Der Besuch von beiden Instituten Yad VaShem (YVS) und Lochamei HaGetaot (LHG) ist in Kombination unerlässlich. Die wissenschaftlich fundierten Grundlagen, die in YVS am Programm waren, hoben das gemeinsame Wissens- und Reflexionsniveau an und ermöglichten den Teilnehmer*innen eine bessere die Umsetzung in der Praxis. In Workshops in LHG wurden uns dann pädagogisch universell einsetzbare Unterrichtsmodule vorgestellt. Das Gespräch mit Absolventen des CHE-Programms, das jeweils mit einem israelisch-jüdischen und israelisch-arabisch Jugendlichen ablief, zeigt die Problematik des Nahostkonflikts sowohl auf persönlicher als auch auf nationaler Ebene. Das Bemühen der Jugendlichen, dieser Problematik offen und mit Zivilcourage zu begegnen, beeindruckte alle Seminarteilnehmer*innen.

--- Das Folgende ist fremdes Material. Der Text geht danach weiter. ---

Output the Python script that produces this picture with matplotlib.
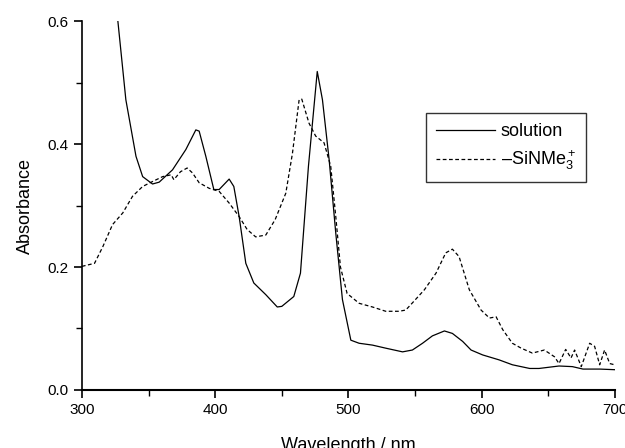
import matplotlib
matplotlib.use("Agg")
import matplotlib.pyplot as plt
from matplotlib.ticker import MultipleLocator

plt.rcParams['font.family'] = ['Liberation Sans', 'DejaVu Sans']
plt.rcParams['mathtext.fontset'] = 'custom'
plt.rcParams['mathtext.rm'] = 'Liberation Sans'

sol_x = [327, 333, 340.6, 345.6, 353, 358, 368, 378, 385.5, 388, 393, 399, 403, 410.5, 414, 418, 423, 429, 438,
         446.6, 450, 459, 464, 470, 476.6, 480.5, 485.5, 490.5, 495.5, 501.8, 508, 518, 528, 540.6, 548, 555.6,
         563, 572, 578, 585.7, 592, 600.7, 613, 623, 636, 643, 658, 668, 676, 688.5, 699.7]
sol_y = [0.60, 0.472, 0.38, 0.347, 0.335, 0.338, 0.358, 0.391, 0.423, 0.421, 0.38, 0.326, 0.326, 0.343, 0.331,
         0.282, 0.206, 0.174, 0.155, 0.135, 0.136, 0.152, 0.19, 0.364, 0.518, 0.472, 0.375, 0.255, 0.147, 0.081,
         0.076, 0.073, 0.068, 0.062, 0.065, 0.076, 0.088, 0.096, 0.092, 0.079, 0.065, 0.057, 0.049, 0.041, 0.035,
         0.035, 0.039, 0.038, 0.034, 0.034, 0.033]

sin_x = [300, 309.5, 315.7, 323, 330.7, 338, 345.6, 353, 360.6, 367, 369, 374, 379, 383, 388, 395.5, 403, 410.5,
         418, 424, 430.4, 438, 445, 453, 458, 463, 465, 470.4, 475.4, 481.7, 486.7, 490.5, 494, 499, 508, 518, 528,
         538, 543, 549, 557, 565.7, 573, 578, 583, 590.7, 599.5, 605.8, 610.8, 615.8, 623, 629.6, 638, 647, 654.6,
         658, 663, 667, 669.7, 674.7, 681, 684.7, 688.5, 692.2, 696, 699.7]
sin_y = [0.201, 0.206, 0.233, 0.269, 0.288, 0.315, 0.331, 0.339, 0.347, 0.35, 0.342, 0.355, 0.361, 0.353, 0.337,
         0.328, 0.323, 0.304, 0.282, 0.261, 0.249, 0.252, 0.277, 0.32, 0.385, 0.472, 0.473, 0.434, 0.413, 0.402,
         0.364, 0.282, 0.2, 0.157, 0.141, 0.135, 0.128, 0.128, 0.13, 0.144, 0.163, 0.19, 0.223, 0.229, 0.217,
         0.163, 0.13, 0.117, 0.119, 0.098, 0.076, 0.068, 0.06, 0.065, 0.054, 0.043, 0.066, 0.052, 0.065, 0.038,
         0.076, 0.071, 0.041, 0.065, 0.043, 0.041]

labels = ['solution', r'–SiNMe$_3^+$']

fig = plt.figure(figsize=(6.25, 4.48), dpi=100)
ax = fig.add_axes([0.131, 0.1295, 0.853, 0.8235])
ax.plot(sol_x, sol_y, color='black', lw=0.9, label=labels[0])
ax.plot(sin_x, sin_y, color='black', lw=0.9, linestyle=(0, (3, 2)), label=labels[1])

ax.set_xlim(300, 700)
ax.set_ylim(0, 0.6)
ax.xaxis.set_major_locator(MultipleLocator(100))
ax.xaxis.set_minor_locator(MultipleLocator(50))
ax.yaxis.set_major_locator(MultipleLocator(0.2))
ax.yaxis.set_minor_locator(MultipleLocator(0.1))
ax.yaxis.set_major_formatter(plt.FuncFormatter(lambda v, p: f'{v:.1f}'))
for s in ['top', 'right']:
    ax.spines[s].set_visible(False)
ax.spines['left'].set_linewidth(1.2)
ax.spines['bottom'].set_linewidth(1.5)
ax.tick_params(which='major', direction='out', length=6, width=1.2, labelsize=11)
ax.tick_params(which='minor', direction='out', length=4, width=1.0)
ax.set_xlabel('Wavelength / nm', fontsize=13, labelpad=14)
ax.set_ylabel('Absorbance', fontsize=13, labelpad=10)

leg = ax.legend(loc='upper left', bbox_to_anchor=(0.645, 0.75), borderaxespad=0, fontsize=13, frameon=True,
                fancybox=False, edgecolor='black', handlelength=3.3, handletextpad=0.3, borderpad=0.55,
                labelspacing=0.45)
leg.get_frame().set_linewidth(1.0)

fig.savefig('out.png', dpi=100)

Beide Institutionen, sowohl YVS als auch LHG, nahmen Bezug auf die Neudefinitionen des Ortes nach 1948 und brachten die ehemaligen arabischen Dörfer Deir Yassin und Samaria ins Bewusstsein der aufmerksamen Zuhörer*innen. Diese Thematisierung zeigte, dass sich Gedenkkulturen und kollektive Erinnerung einer laufenden Veränderung unterziehen. Durch die langjährige Zusammenarbeit mit österreichischen Gruppen hat sich bereits ein erfolgreicher Austausch israelischer und österreichischer Positionen entwickelt. Woher kommen wir, wo sind wir und wohin wollen wir, hat eine gemeinsame Basis gefunden.